> **Stated problem**: Show all lines of the listing that hold the word "this".

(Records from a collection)
>> begin

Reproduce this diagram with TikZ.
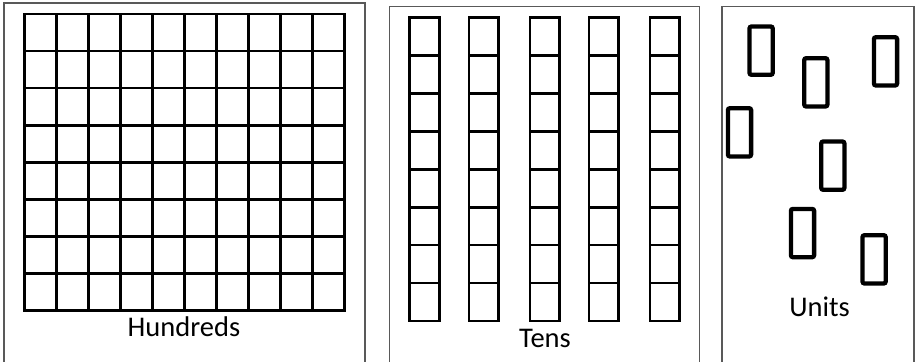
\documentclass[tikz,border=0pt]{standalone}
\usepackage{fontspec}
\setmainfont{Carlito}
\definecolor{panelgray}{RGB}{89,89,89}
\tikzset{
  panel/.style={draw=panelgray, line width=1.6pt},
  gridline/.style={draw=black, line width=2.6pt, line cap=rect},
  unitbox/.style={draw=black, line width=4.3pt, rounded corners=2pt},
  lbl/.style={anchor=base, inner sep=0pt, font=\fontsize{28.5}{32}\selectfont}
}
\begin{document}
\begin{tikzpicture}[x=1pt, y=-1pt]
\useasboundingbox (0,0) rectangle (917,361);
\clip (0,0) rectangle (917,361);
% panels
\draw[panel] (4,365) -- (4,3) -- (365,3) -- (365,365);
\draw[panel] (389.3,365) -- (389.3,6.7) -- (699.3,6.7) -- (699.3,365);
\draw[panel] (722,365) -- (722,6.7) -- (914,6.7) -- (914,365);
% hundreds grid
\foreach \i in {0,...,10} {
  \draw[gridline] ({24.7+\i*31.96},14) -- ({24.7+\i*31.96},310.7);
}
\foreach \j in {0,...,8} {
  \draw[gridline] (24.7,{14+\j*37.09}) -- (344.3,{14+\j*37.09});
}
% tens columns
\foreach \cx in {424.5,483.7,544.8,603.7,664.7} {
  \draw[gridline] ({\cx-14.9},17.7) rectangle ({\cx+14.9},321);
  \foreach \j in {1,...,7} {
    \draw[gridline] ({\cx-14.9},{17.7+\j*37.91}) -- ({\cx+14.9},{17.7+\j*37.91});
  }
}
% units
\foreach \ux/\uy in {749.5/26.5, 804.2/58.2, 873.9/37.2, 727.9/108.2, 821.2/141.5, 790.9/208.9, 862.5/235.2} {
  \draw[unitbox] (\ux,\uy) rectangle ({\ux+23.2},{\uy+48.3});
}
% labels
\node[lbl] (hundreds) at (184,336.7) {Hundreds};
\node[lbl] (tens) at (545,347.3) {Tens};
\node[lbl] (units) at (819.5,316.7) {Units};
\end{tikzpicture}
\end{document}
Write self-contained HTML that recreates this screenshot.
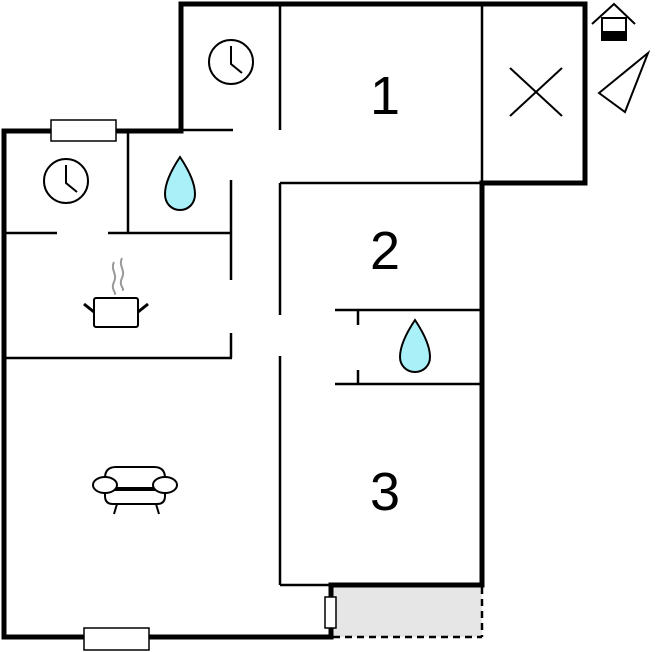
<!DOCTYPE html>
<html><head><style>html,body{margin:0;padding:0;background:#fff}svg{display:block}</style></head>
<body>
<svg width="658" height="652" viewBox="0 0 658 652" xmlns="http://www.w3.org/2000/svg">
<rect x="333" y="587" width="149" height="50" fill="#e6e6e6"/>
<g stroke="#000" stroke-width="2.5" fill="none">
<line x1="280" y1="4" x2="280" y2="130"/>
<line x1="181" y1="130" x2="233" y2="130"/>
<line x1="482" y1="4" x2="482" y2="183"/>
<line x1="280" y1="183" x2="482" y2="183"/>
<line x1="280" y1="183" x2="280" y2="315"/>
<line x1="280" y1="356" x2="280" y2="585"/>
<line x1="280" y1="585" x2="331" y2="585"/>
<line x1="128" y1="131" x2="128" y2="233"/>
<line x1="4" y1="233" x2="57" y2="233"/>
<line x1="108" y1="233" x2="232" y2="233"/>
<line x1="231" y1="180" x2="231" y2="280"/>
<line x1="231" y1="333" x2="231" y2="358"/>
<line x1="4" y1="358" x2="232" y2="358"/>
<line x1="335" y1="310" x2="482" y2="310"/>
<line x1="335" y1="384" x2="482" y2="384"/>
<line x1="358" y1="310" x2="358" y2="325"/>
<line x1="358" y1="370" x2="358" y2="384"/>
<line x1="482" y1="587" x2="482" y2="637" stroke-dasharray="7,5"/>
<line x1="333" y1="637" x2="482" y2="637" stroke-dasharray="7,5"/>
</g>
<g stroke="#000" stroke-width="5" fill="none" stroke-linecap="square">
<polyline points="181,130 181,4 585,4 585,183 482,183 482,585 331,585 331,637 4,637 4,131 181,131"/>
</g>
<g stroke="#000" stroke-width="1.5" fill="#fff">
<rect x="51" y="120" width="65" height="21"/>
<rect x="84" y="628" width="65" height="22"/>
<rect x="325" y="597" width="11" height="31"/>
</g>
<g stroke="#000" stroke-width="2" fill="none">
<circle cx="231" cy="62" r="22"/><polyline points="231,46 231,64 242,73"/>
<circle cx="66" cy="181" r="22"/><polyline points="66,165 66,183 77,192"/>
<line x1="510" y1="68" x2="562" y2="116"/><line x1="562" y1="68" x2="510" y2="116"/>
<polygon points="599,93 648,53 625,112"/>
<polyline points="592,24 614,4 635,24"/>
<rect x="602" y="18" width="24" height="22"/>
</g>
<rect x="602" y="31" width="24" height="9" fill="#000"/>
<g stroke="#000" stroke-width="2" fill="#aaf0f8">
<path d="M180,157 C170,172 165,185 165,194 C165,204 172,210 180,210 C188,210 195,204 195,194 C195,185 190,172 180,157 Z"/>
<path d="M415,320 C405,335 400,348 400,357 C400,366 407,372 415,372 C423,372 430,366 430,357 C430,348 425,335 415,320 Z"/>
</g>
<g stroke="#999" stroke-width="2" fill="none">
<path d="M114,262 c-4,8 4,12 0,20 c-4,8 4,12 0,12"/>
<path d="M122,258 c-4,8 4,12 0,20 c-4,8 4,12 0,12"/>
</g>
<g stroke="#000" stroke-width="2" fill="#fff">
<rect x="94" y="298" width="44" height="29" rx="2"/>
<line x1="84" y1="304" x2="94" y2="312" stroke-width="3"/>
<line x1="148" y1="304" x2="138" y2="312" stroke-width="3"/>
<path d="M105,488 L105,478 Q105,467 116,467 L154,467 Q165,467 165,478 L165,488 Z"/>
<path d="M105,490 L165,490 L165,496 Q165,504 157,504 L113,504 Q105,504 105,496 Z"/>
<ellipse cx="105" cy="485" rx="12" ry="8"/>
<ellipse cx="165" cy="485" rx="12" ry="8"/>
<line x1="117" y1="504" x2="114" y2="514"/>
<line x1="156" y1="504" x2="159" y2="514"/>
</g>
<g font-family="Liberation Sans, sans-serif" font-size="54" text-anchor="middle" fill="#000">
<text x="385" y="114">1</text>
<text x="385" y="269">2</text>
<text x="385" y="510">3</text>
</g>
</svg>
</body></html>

>> end

> **Task output**:
Reproduce this diagram with TikZ.
Write self-contained HTML that recreates this screenshot.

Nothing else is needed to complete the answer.